I’m referring to virtual memory (i.e. what apps see). I guarantee you that your 64-bits of virtual memory are mostly zeroes! And with a paging system, you can write across vast swathes of the memory whilst only consuming physical resources for the pages you actually touch. That’s what I mean when I describe linear memory as a sparse vector.

Nick Smith 2021-09-05 02:00:42

Now imagine what it would be like to have a memory model where your memory is sparse at the byte-level, and is multidimensional, and you can have multiple memories and perform massively-parallel operations (such as aggregations) over them. This is what sparse tensors are.

Konrad Hinsen 2021-09-05 08:04:00

N-dimensional arrays as a fundamental data representation? That's an idea that has been around since the days of Fortran and APL. The 1960s. Efficient parallelization has been investigated as well, with today's Fortran containing very good support, though it's less automatic / miraculous than people tend to expect.

Konrad Hinsen 2021-09-05 08:05:26

BTW, I avoid calling N-dimensional arrays tensors because a tensor for me is a algebraic and geometric object, not a data structure: https://en.wikipedia.org/wiki/Tensor

Nick Smith 2021-09-05 08:47:51

Does Fortran handle large and high-dimensional (10000x10000x10000x...) sparse tensors, though? That's the main enabler of a lot of interesting applications. Tenstorrent handles sparse tensors completely in hardware; as a programmer you work with them as if they were dense. For context: if you multiply a pair of 99% sparse tensors using a dense multiplication algorithm, you’re doing 10000x more work than you need to (repeatedly multiplying by 0). In general, the asymptotic complexity is different.

Nick Smith 2021-09-05 08:50:33

I'm aware of the more "mathematical" definition of tensor.
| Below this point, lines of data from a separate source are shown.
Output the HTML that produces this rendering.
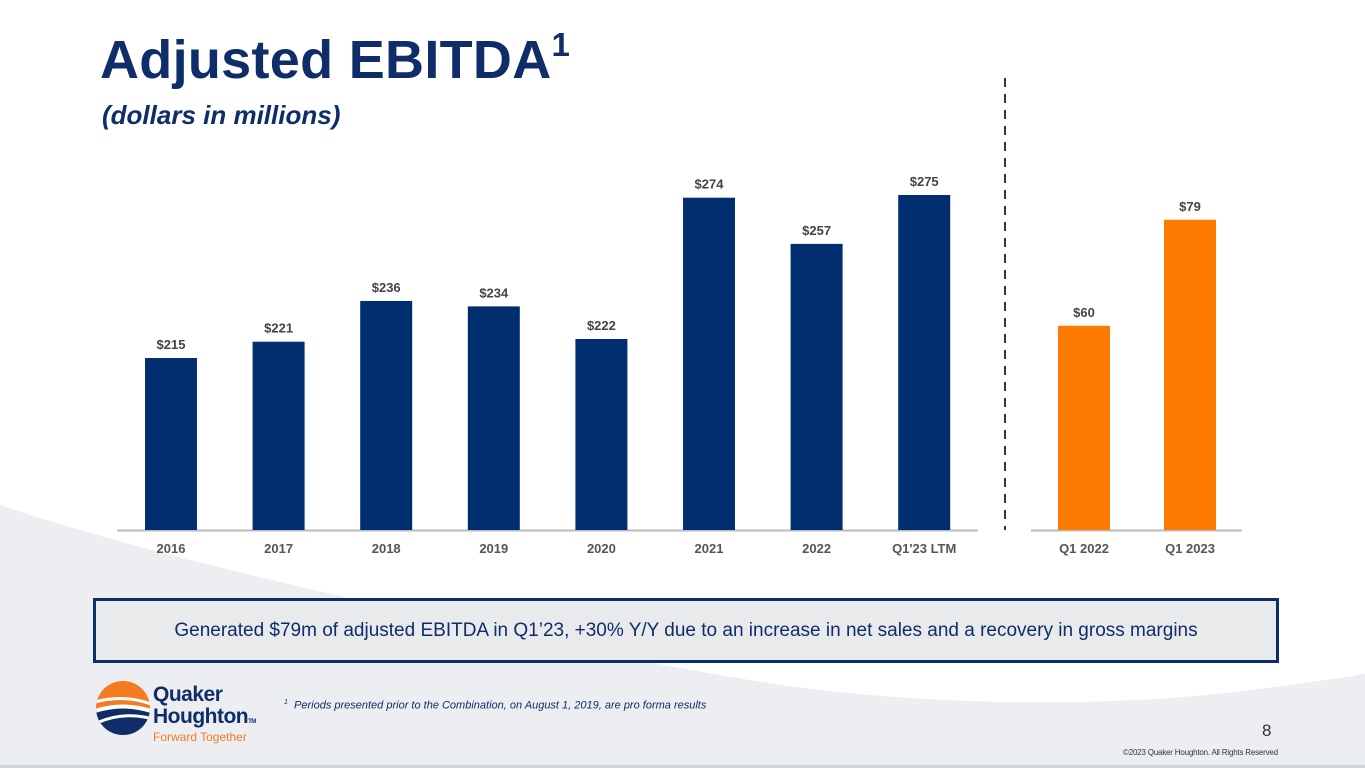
<!DOCTYPE html>
<html><head><meta charset="utf-8"><style>
body{margin:0;width:1365px;height:768px;overflow:hidden;background:#fff;font-family:"Liberation Sans",sans-serif;position:relative}
.abs{position:absolute}
</style></head><body>
<svg class="abs" style="left:0;top:0" width="1365" height="768">
<path d="M0,505 C120,545 250,575 348,598 C480,630 600,655 750,680 C900,705 1100,710 1250,690 C1300,684 1340,678 1365,674 L1365,768 L0,768 Z" fill="#eceef2"/>
<rect x="0" y="765" width="1365" height="3" fill="#cfd3da"/>
</svg>
<div class="abs" style="left:100px;top:26px;font-size:54px;font-weight:bold;color:#0f2d69;letter-spacing:0.3px">Adjusted EBITDA<sup style="font-size:33px;vertical-align:22px">1</sup></div>
<div class="abs" style="left:102px;top:100px;font-size:26px;font-weight:bold;font-style:italic;color:#0f2d69">(dollars in millions)</div>
<svg id="chart" class="abs" style="left:0;top:0" width="1365" height="600"></svg>
<div class="abs" style="left:93px;top:598px;width:1180px;height:59px;border:3px solid #0f2d69;background:#e9eaec;color:#0f2d69;font-size:19px;text-align:center;line-height:59px">Generated $79m of adjusted EBITDA in Q1’23, +30% Y/Y due to an increase in net sales and a recovery in gross margins</div>
<svg class="abs" style="left:95px;top:680px;overflow:visible" width="56" height="56">
<defs><clipPath id="c"><circle cx="28" cy="28" r="27"/></clipPath></defs>
<g clip-path="url(#c)">
<rect x="0" y="0" width="56" height="56" fill="#f47b20"/>
<path d="M0,30 Q28,22 56,30 L56,56 L0,56 Z" fill="#0f2d69"/>
<path d="M0,22 Q28,14 56,24" stroke="#fff" stroke-width="3" fill="none"/>
<path d="M0,31 Q28,22 56,31" stroke="#fff" stroke-width="4" fill="none"/>
<path d="M4,42 Q28,32 54,38" stroke="#fff" stroke-width="3" fill="none"/>
</g>
</svg>
<div class="abs" style="left:153px;top:684px;color:#0f2d69;font-weight:bold;font-size:21px;line-height:22px;letter-spacing:-0.5px">Quaker<br>Houghton<span style="font-size:6px">TM</span></div>
<div class="abs" style="left:153px;top:730px;color:#f47b20;font-size:12px">Forward Together</div>
<div class="abs" style="left:284px;top:699px;font-size:11px;font-style:italic;color:#0f2d69"><sup style="font-size:7px">1</sup>&nbsp; Periods presented prior to the Combination, on August 1, 2019, are pro forma results</div>
<div class="abs" style="left:1262px;top:721px;font-size:17px;color:#333">8</div>
<div class="abs" style="left:1123px;top:748px;font-size:8px;color:#333;letter-spacing:-0.2px">©2023 Quaker Houghton. All Rights Reserved</div>
<script>
const annualCats=["2016","2017","2018","2019","2020","2021","2022","Q1'23 LTM"];
const annualVals=[215,221,236,234,222,274,257,275];
const quarterCats=["Q1 2022","Q1 2023"];
const quarterVals=[60,79];
const NS="http://www.w3.org/2000/svg",svg=document.getElementById('chart');
function mk(t,a){const e=document.createElementNS(NS,t);for(const k in a)e.setAttribute(k,a[k]);svg.appendChild(e);return e;}
const base=530;
function yA(v){return base-(v-151.7)*2.717;}
function yQ(v){return base-(v-23.4)*5.58;}
function group(cats,vals,x0,step,yf,color,pre){
 cats.forEach((c,i)=>{const cx=x0+i*step,y=yf(vals[i]);
  const r=mk('rect',{x:cx-26,y:y,width:52,height:base-y,fill:color});
  
  
  const t=mk('text',{x:cx,y:y-9,'text-anchor':'middle','font-size':13,'font-weight':'bold',fill:'#444'});t.textContent='$'+vals[i];
  
  
  const l=mk('text',{x:cx,y:553,'text-anchor':'middle','font-size':13,'font-weight':'bold',fill:'#555'});l.textContent=c;
  
  
 });
}
const a1=mk('line',{x1:117,x2:978,y1:530.5,y2:530.5,stroke:'#bbb','stroke-width':2});


const a2=mk('line',{x1:1031,x2:1242,y1:530.5,y2:530.5,stroke:'#bbb','stroke-width':2});


const d=mk('line',{x1:1005,x2:1005,y1:78,y2:530,stroke:'#333','stroke-width':2,'stroke-dasharray':'9,7'});


group(annualCats,annualVals,171,107.6,yA,'#002e6e','annual');
group(quarterCats,quarterVals,1084,106,yQ,'#ff7a00','quarter');
</script>
</body></html>
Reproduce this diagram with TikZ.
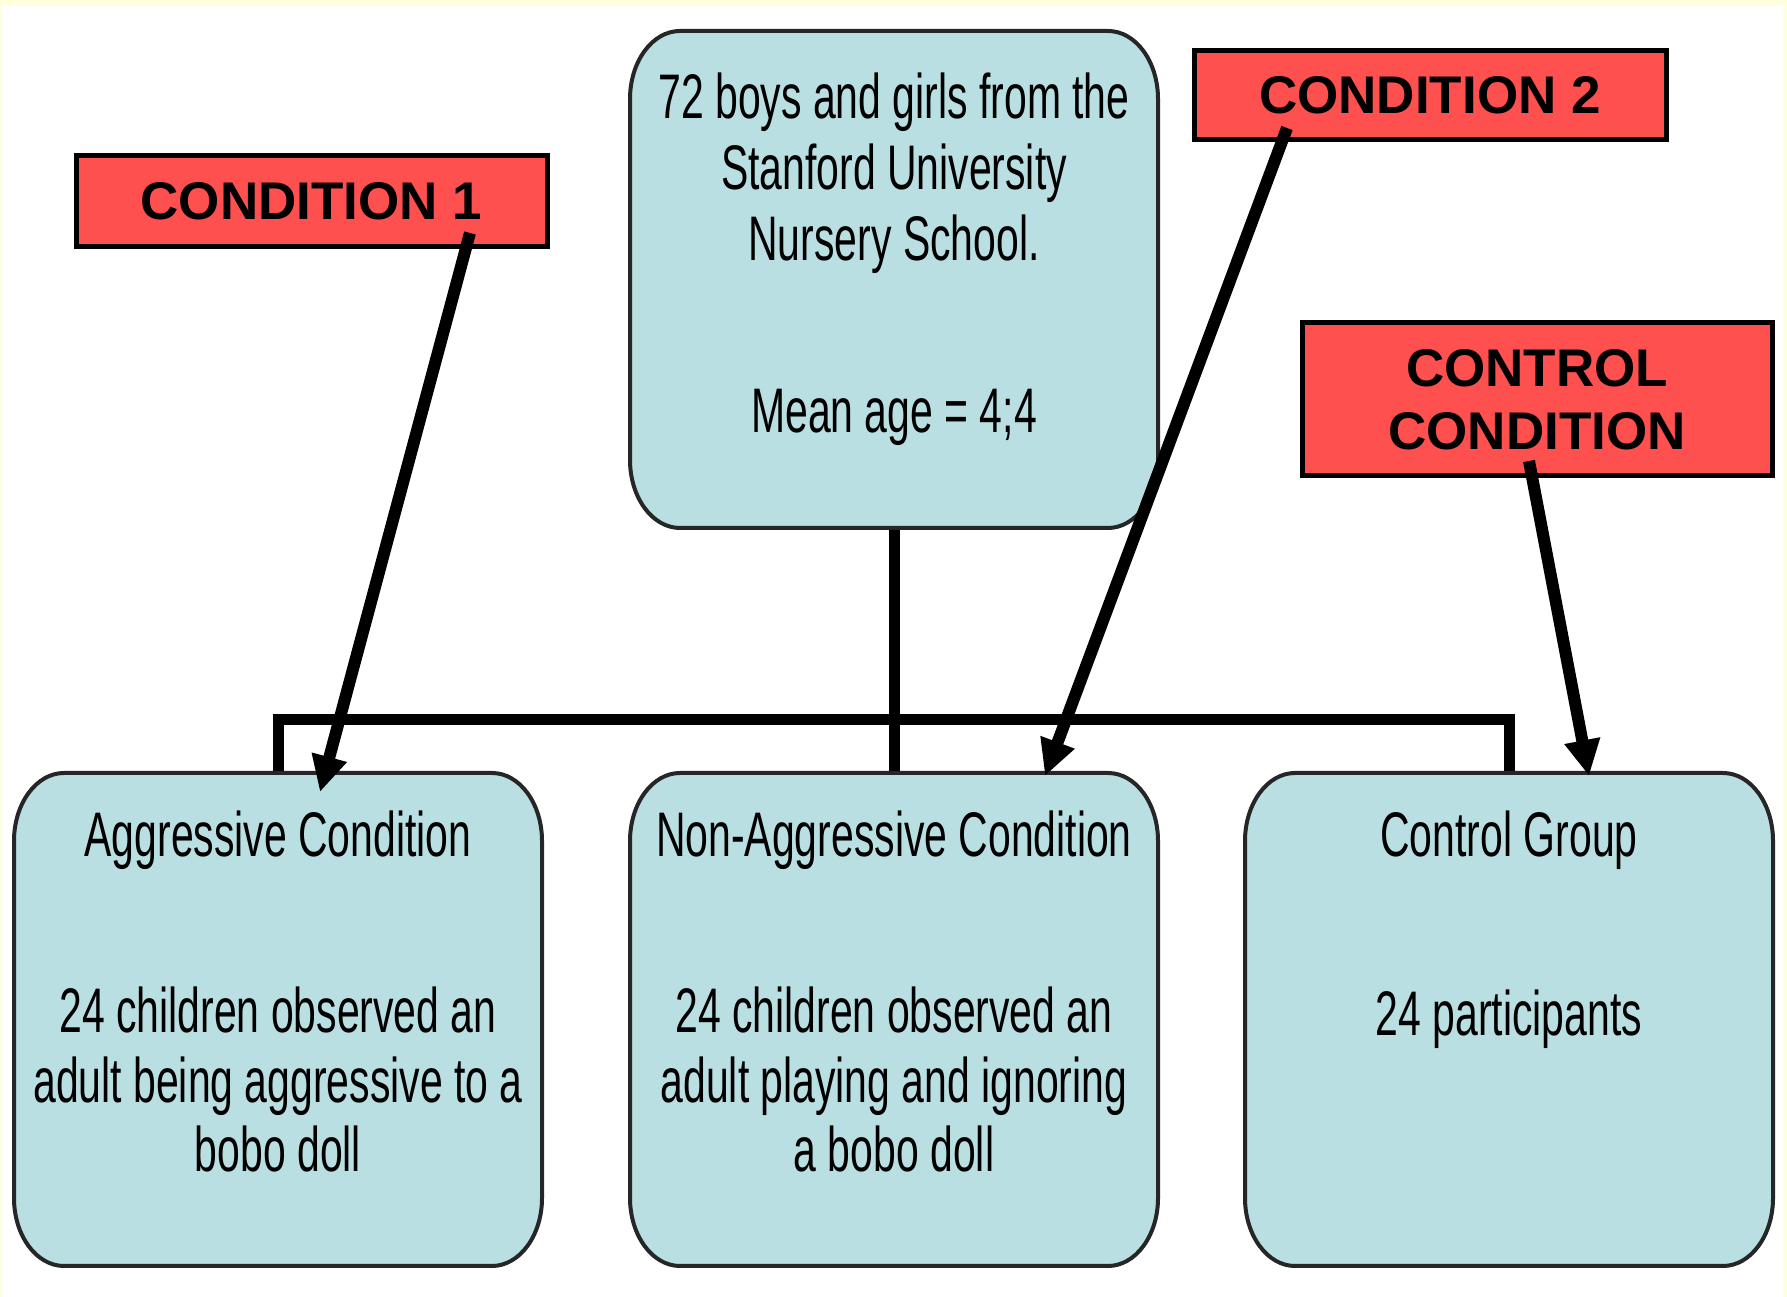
\documentclass[tikz,border=0pt]{standalone}
\usepackage{fontspec}
\setmainfont{Liberation Sans}
\newfontfamily\narrowfont[FakeStretch=0.65]{Liberation Sans}
\usetikzlibrary{arrows.meta}
\definecolor{boxfill}{HTML}{B9DFE2}
\definecolor{redfill}{HTML}{FF5050}
\definecolor{framey}{HTML}{FFFFDD}
\newcommand\myellbox[1]{%
  \draw[boxline] ([xshift=50pt]#1.north west) -- ([xshift=-50pt]#1.north east)
    arc[start angle=90,end angle=0,x radius=50pt,y radius=68pt]
    -- ([yshift=68pt]#1.south east)
    arc[start angle=0,end angle=-90,x radius=50pt,y radius=68pt]
    -- ([xshift=50pt]#1.south west)
    arc[start angle=270,end angle=180,x radius=50pt,y radius=68pt]
    -- ([yshift=-68pt]#1.north west)
    arc[start angle=180,end angle=90,x radius=50pt,y radius=68pt] -- cycle;}
\tikzset{
  ebox/.style={rectangle, draw=none, minimum width=528pt, minimum height=493pt, inner sep=0pt, outer sep=0pt},
  boxline/.style={draw=black!85, line width=4pt, fill=boxfill},
  tline/.style={font=\narrowfont\fontsize{63}{71}\selectfont, anchor=base, inner sep=0pt},
  redbox/.style={draw=black, line width=5pt, fill=redfill, font=\bfseries\fontsize{53}{63}\selectfont, align=center, inner sep=0pt, outer sep=0pt},
  treeline/.style={line width=11pt},
  arrowline/.style={line width=12pt, -{Triangle[length=36pt,width=34pt]}}
}
\begin{document}
\begin{tikzpicture}[x=1pt,y=1pt]
\useasboundingbox (0,0) rectangle (1787,1297);
\fill[framey] (0,0) rectangle (1787,1297);
\fill[white] (2,0) rectangle (1783,1291);

% blue boxes
\node[ebox, minimum height=497pt] (top) at (894,1017.5) {};
\node[ebox] (left) at (278,277.5) {};
\node[ebox] (mid) at (894,277.5) {};
\node[ebox] (right) at (1509,277.5) {};

% tree connectors
\draw[treeline] (top.south) -- (mid.north);
\draw[treeline] (left.north) -- ++(0,53) -| (right.north);

\myellbox{top}
\myellbox{left}
\myellbox{mid}
\myellbox{right}

% texts
\node[tline] (t1) at (894,1178) {72 boys and girls from the};
\node[tline] (t2) at (894,1107) {Stanford University};
\node[tline] (t3) at (894,1036) {Nursery School.};
\node[tline] (t4) at (894,864) {Mean age = 4;4};

\node[tline] (l1) at (278,440) {Aggressive Condition};
\node[tline] (l2) at (278,264) {24 children observed an};
\node[tline] (l3) at (278,194) {adult being aggressive to a};
\node[tline] (l4) at (278,125) {bobo doll};

\node[tline] (m1) at (894,440) {Non-Aggressive Condition};
\node[tline] (m2) at (894,264) {24 children observed an};
\node[tline] (m3) at (894,194) {adult playing and ignoring};
\node[tline] (m4) at (894,125) {a bobo doll};

\node[tline] (r1) at (1509,440) {Control Group};
\node[tline] (r2) at (1509,261) {24 participants};

% red labels
\node[redbox, minimum width=471pt, minimum height=91pt] (c1) at (311.5,1095.5) {CONDITION 1};
\node[redbox, minimum width=472pt, minimum height=89pt] (c2) at (1430,1201.5) {CONDITION 2};
\node[redbox, minimum width=470pt, minimum height=153pt] (cc) at (1537,897.5) {CONTROL\\CONDITION};

% arrows
\coordinate (a1s) at (470,1064);
\coordinate (a1e) at (320,505);
\coordinate (a2s) at (1287,1169);
\coordinate (a2e) at (1045,521);
\coordinate (a3s) at (1529,836);
\coordinate (a3e) at (1589,521);
\draw[arrowline] (a1s) -- (a1e);
\draw[arrowline] (a2s) -- (a2e);
\draw[arrowline] (a3s) -- (a3e);
\end{tikzpicture}
\end{document}
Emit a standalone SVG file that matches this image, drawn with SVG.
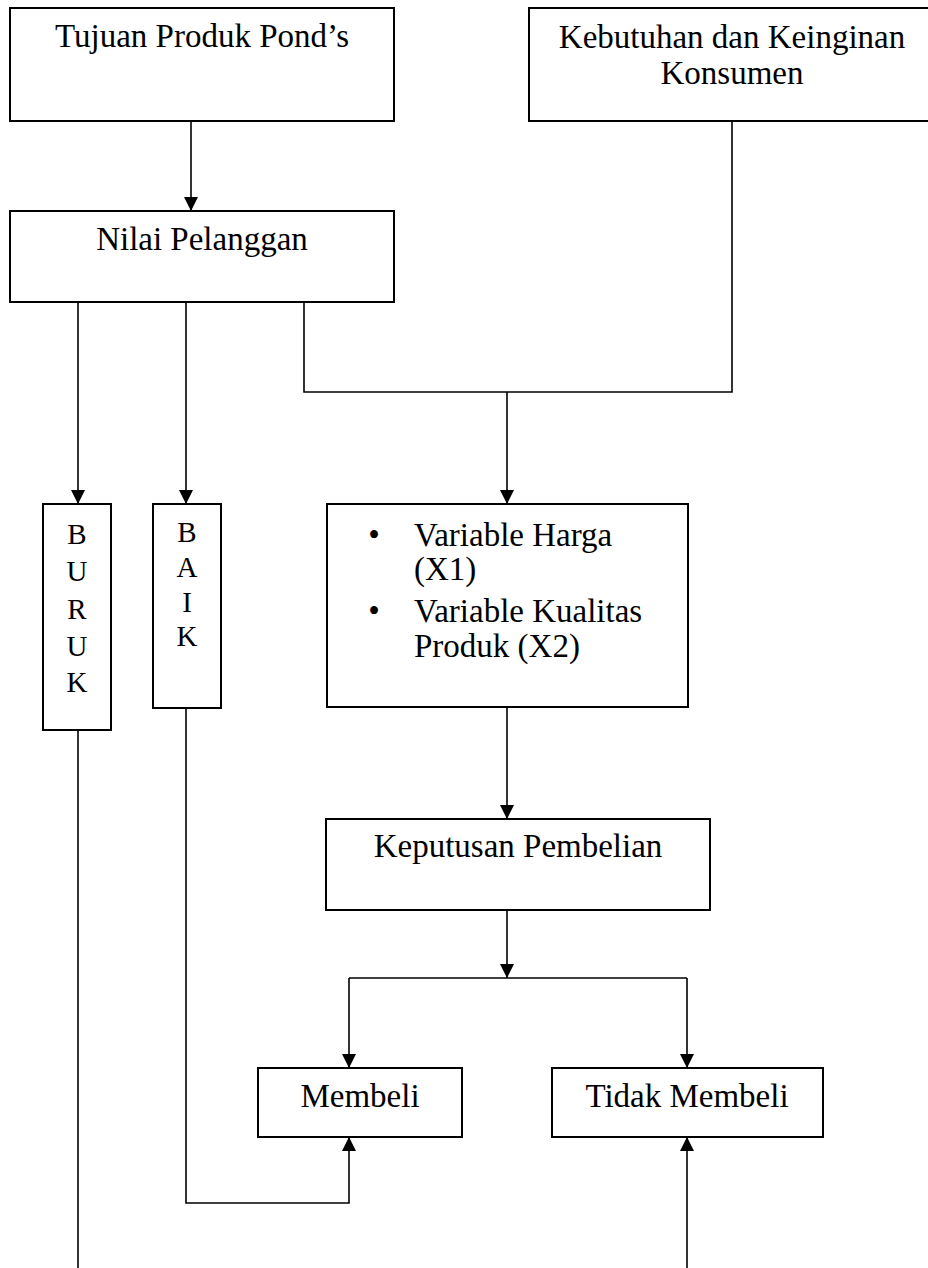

But I believe the difference is just that the array representation is what you get once you've chosen a basis. You can also talk about tensors without reference to any basis.

Konrad Hinsen 2021-09-05 18:48:35

Fortran doesn't support sparse arrays as a language feature, but library support has been around for decades, getting better all the time.

As for the tensor, yes, once you pick a basis, you get an array representation. But the whole point of tensor algebra and tensor analysis is that the tensor has a meaning (and properties) independent of the choice of a basis.